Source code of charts
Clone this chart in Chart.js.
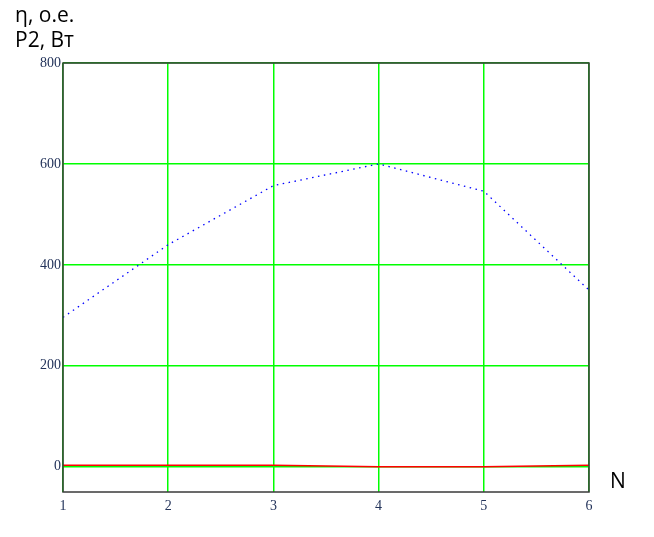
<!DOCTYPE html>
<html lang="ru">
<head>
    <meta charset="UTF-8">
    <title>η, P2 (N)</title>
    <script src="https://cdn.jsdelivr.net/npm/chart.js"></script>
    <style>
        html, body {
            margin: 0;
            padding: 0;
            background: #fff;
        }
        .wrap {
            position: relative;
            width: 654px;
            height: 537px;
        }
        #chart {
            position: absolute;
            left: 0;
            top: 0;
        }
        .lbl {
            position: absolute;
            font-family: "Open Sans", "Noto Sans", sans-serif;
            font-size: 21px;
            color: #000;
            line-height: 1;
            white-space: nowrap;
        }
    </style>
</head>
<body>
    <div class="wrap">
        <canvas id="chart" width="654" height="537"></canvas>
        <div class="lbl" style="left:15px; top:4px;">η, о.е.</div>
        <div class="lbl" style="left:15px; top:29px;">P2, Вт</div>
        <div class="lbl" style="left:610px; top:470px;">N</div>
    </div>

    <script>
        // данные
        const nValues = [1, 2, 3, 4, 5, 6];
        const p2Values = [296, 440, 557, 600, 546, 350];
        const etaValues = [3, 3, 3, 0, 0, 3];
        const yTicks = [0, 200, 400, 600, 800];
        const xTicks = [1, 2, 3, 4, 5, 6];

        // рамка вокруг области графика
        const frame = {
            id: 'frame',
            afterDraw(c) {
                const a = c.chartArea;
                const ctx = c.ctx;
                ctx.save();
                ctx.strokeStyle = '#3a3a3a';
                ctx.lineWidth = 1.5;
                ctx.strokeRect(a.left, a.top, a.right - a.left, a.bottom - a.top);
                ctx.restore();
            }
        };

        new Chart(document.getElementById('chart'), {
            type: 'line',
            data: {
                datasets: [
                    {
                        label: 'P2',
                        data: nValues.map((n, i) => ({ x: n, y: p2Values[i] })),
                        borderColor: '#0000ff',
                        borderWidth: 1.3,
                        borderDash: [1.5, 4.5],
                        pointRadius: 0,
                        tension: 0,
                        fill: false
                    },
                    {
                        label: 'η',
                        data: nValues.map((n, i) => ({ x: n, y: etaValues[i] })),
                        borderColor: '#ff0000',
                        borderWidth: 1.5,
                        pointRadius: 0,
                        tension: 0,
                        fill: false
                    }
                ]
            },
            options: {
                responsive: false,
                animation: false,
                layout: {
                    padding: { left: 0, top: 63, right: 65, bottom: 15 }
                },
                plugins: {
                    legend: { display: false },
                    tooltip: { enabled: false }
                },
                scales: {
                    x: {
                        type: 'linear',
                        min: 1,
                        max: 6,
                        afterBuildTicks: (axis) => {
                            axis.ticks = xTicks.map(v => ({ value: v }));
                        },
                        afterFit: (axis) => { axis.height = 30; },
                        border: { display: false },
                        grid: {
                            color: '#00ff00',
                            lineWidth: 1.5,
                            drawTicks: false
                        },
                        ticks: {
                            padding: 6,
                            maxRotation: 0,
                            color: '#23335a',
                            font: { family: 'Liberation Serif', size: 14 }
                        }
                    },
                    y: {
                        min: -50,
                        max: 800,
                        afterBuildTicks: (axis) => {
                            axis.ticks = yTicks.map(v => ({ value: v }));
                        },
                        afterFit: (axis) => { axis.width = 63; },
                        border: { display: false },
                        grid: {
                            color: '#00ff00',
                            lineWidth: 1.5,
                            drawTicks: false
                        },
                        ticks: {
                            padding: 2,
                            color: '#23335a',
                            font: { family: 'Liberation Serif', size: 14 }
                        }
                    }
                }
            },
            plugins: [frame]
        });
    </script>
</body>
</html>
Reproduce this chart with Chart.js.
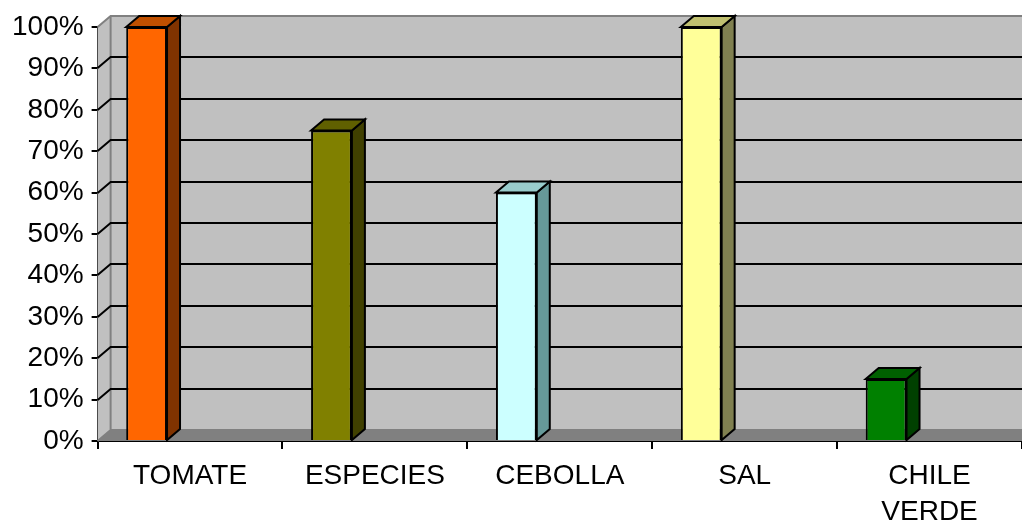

AIM: Transcribe the full listing character for character. Pictures are excluded.

RESULT OF THE TASK:
Clone this chart in Chart.js.
<!DOCTYPE html>
<html lang="ru">
<head>
    <meta charset="UTF-8">
    <title>η, P2 (N)</title>
    <script src="https://cdn.jsdelivr.net/npm/chart.js"></script>
    <style>
        html, body {
            margin: 0;
            padding: 0;
            background: #fff;
        }
        .wrap {
            position: relative;
            width: 654px;
            height: 537px;
        }
        #chart {
            position: absolute;
            left: 0;
            top: 0;
        }
        .lbl {
            position: absolute;
            font-family: "Open Sans", "Noto Sans", sans-serif;
            font-size: 21px;
            color: #000;
            line-height: 1;
            white-space: nowrap;
        }
    </style>
</head>
<body>
    <div class="wrap">
        <canvas id="chart" width="654" height="537"></canvas>
        <div class="lbl" style="left:15px; top:4px;">η, о.е.</div>
        <div class="lbl" style="left:15px; top:29px;">P2, Вт</div>
        <div class="lbl" style="left:610px; top:470px;">N</div>
    </div>

    <script>
        // данные
        const nValues = [1, 2, 3, 4, 5, 6];
        const p2Values = [296, 440, 557, 600, 546, 350];
        const etaValues = [3, 3, 3, 0, 0, 3];
        const yTicks = [0, 200, 400, 600, 800];
        const xTicks = [1, 2, 3, 4, 5, 6];

        // рамка вокруг области графика
        const frame = {
            id: 'frame',
            afterDraw(c) {
                const a = c.chartArea;
                const ctx = c.ctx;
                ctx.save();
                ctx.strokeStyle = '#3a3a3a';
                ctx.lineWidth = 1.5;
                ctx.strokeRect(a.left, a.top, a.right - a.left, a.bottom - a.top);
                ctx.restore();
            }
        };

        new Chart(document.getElementById('chart'), {
            type: 'line',
            data: {
                datasets: [
                    {
                        label: 'P2',
                        data: nValues.map((n, i) => ({ x: n, y: p2Values[i] })),
                        borderColor: '#0000ff',
                        borderWidth: 1.3,
                        borderDash: [1.5, 4.5],
                        pointRadius: 0,
                        tension: 0,
                        fill: false
                    },
                    {
                        label: 'η',
                        data: nValues.map((n, i) => ({ x: n, y: etaValues[i] })),
                        borderColor: '#ff0000',
                        borderWidth: 1.5,
                        pointRadius: 0,
                        tension: 0,
                        fill: false
                    }
                ]
            },
            options: {
                responsive: false,
                animation: false,
                layout: {
                    padding: { left: 0, top: 63, right: 65, bottom: 15 }
                },
                plugins: {
                    legend: { display: false },
                    tooltip: { enabled: false }
                },
                scales: {
                    x: {
                        type: 'linear',
                        min: 1,
                        max: 6,
                        afterBuildTicks: (axis) => {
                            axis.ticks = xTicks.map(v => ({ value: v }));
                        },
                        afterFit: (axis) => { axis.height = 30; },
                        border: { display: false },
                        grid: {
                            color: '#00ff00',
                            lineWidth: 1.5,
                            drawTicks: false
                        },
                        ticks: {
                            padding: 6,
                            maxRotation: 0,
                            color: '#23335a',
                            font: { family: 'Liberation Serif', size: 14 }
                        }
                    },
                    y: {
                        min: -50,
                        max: 800,
                        afterBuildTicks: (axis) => {
                            axis.ticks = yTicks.map(v => ({ value: v }));
                        },
                        afterFit: (axis) => { axis.width = 63; },
                        border: { display: false },
                        grid: {
                            color: '#00ff00',
                            lineWidth: 1.5,
                            drawTicks: false
                        },
                        ticks: {
                            padding: 2,
                            color: '#23335a',
                            font: { family: 'Liberation Serif', size: 14 }
                        }
                    }
                }
            },
            plugins: [frame]
        });
    </script>
</body>
</html>
Reproduce this chart with Chart.js.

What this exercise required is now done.